Linter

Mago's linter is a curated catalogue of rules that catch stylistic issues, inconsistencies, and code smells. Most issues ship with an automatic fix, so you can clean up large codebases with a single command.

Linter vs analyzer

Both tools find issues, but they operate at different levels.

The linter looks at the shape of your code. It enforces team conventions, flags redundant constructs, and suggests more modern syntax. It does not need to know what your code does at runtime, only what it looks like in source.

The analyzer builds a semantic model of your entire codebase. It knows what types functions return, what properties classes have, and what can throw. It finds logical impossibilities like calling a method that does not exist on the type at hand.

If your code were an essay, the linter is the grammar pass and the analyzer is the fact-check.

The semantic checker

Mago processes files in three stages: parse, semantic check, lint.

The parser is intentionally tolerant. It can read syntax the standard PHP compiler would reject, including features from a future PHP version. The semantic checker is the second stage that catches errors the tolerant parser lets through but PHP would treat as fatal:

  • Invalid enum backing types like enum Foo: array {}.
  • Features that are not available in the configured PHP version, for example property hooks before PHP 8.4.

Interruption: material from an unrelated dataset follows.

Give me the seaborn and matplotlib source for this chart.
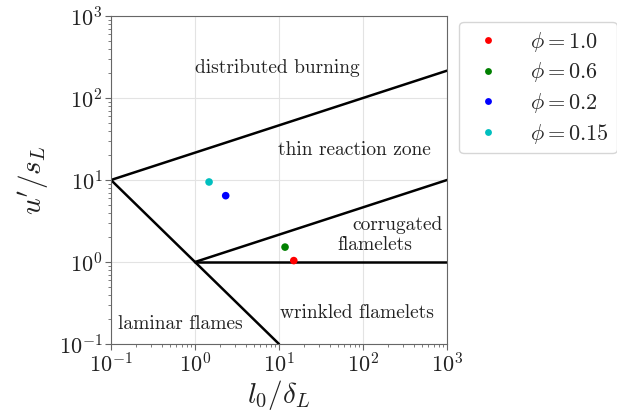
import numpy as np
import pandas as pd
import seaborn as sns
import matplotlib
matplotlib.use('Agg')
import matplotlib.pyplot as plt

# measured points (l0/delta_L, u'/s_L)
labels = [r'$\phi = 1.0$', r'$\phi = 0.6$', r'$\phi = 0.2$', r'$\phi = 0.15$']
l_ratio = [15.0, 11.8, 2.32, 1.47]
u_ratio = [1.04, 1.52, 6.44, 9.46]
colors = ['red', 'green', 'blue', 'c']

# regime boundaries
ka100_x = [0.1, 1000]
ka100_y = [10, 215.4]
ka1_x = [1, 1000]
ka1_y = [1, 10]
re1_x = [0.1, 10]
re1_y = [10, 0.1]
da1_x = [1, 1000]
da1_y = [1, 1]

sns.set_style('whitegrid')
plt.rcParams['font.family'] = ['cmr10', 'DejaVu Serif']
plt.rcParams['mathtext.fontset'] = 'cm'
plt.rcParams['axes.formatter.use_mathtext'] = True
plt.rcParams['axes.unicode_minus'] = False

fig = plt.figure(figsize=(6.17, 4.12), dpi=100)
ax = fig.add_axes([111 / 617, (412 - 344) / 412, 336 / 617, 328 / 412])

for xs, ys in [(ka100_x, ka100_y), (ka1_x, ka1_y), (re1_x, re1_y), (da1_x, da1_y)]:
    sns.lineplot(x=xs, y=ys, color='black', lw=1.8, ax=ax, legend=False)

df = pd.DataFrame({'x': l_ratio, 'y': u_ratio, 'case': labels})
sns.scatterplot(data=df, x='x', y='y', hue='case', palette=colors, s=30,
                edgecolor='none', ax=ax, zorder=5)

ax.set_xscale('log')
ax.set_yscale('log')
ax.set_xlim(0.1, 1000)
ax.set_ylim(0.1, 1000)
ax.grid(True, which='major', color='#e3e3e3', lw=0.8)
for s in ax.spines.values():
    s.set_color('#666666')
ax.tick_params(which='both', left=True, bottom=True, color='#666666',
               labelsize=16, labelcolor='#222222', pad=2)
ax.tick_params(which='major', length=4)
ax.tick_params(which='minor', length=2.5)

ax.set_xlabel(r'$l_0/\delta_L$', fontsize=21, color='#222222', labelpad=1)
ax.set_ylabel(r"$u'/s_L$", fontsize=21, color='#222222', labelpad=6)

tk = dict(fontsize=14, color='#222222', ha='center', va='center')
ax.text(9.5, 232, 'distributed burning', **tk)
ax.text(80, 23, 'thin reaction zone', **tk)
ax.text(261, 2.83, 'corrugated', **tk)
ax.text(139, 1.61, 'flamelets', **tk)
ax.text(85, 0.239, 'wrinkled flamelets', **tk)
ax.text(0.66, 0.175, 'laminar flames', **tk)

ax.legend(title=None, loc='upper left', bbox_to_anchor=(1.036, 0.982),
          fontsize=16, frameon=True, markerscale=0.9, handletextpad=0.95,
          handlelength=1.9, borderpad=0.35, labelspacing=0.3, borderaxespad=0)

fig.savefig('out.png', dpi=100)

Run just the parser and semantic checker with --semantics:

mago lint -s

This is a faster, more thorough replacement for php -l and a low-friction way to introduce Mago to a codebase before turning on the full rule catalogue.

What the linter offers

  • Speed. A Rust core and an arena-backed pipeline keep the lint pass well under a second on most projects.
  • Per-rule configuration. Every rule can be enabled, disabled, or have its severity adjusted. Some rules carry their own options.
  • Auto-fixes. Many rules ship a safe fix; pass --fix and Mago rewrites the affected files. Less safe categories are gated behind explicit flags.
  • Framework integrations. Optional rule sets specific to Symfony, Laravel, PHPUnit, Doctrine, WordPress, and a long tail of others. Enabled per project, listed on the integrations page.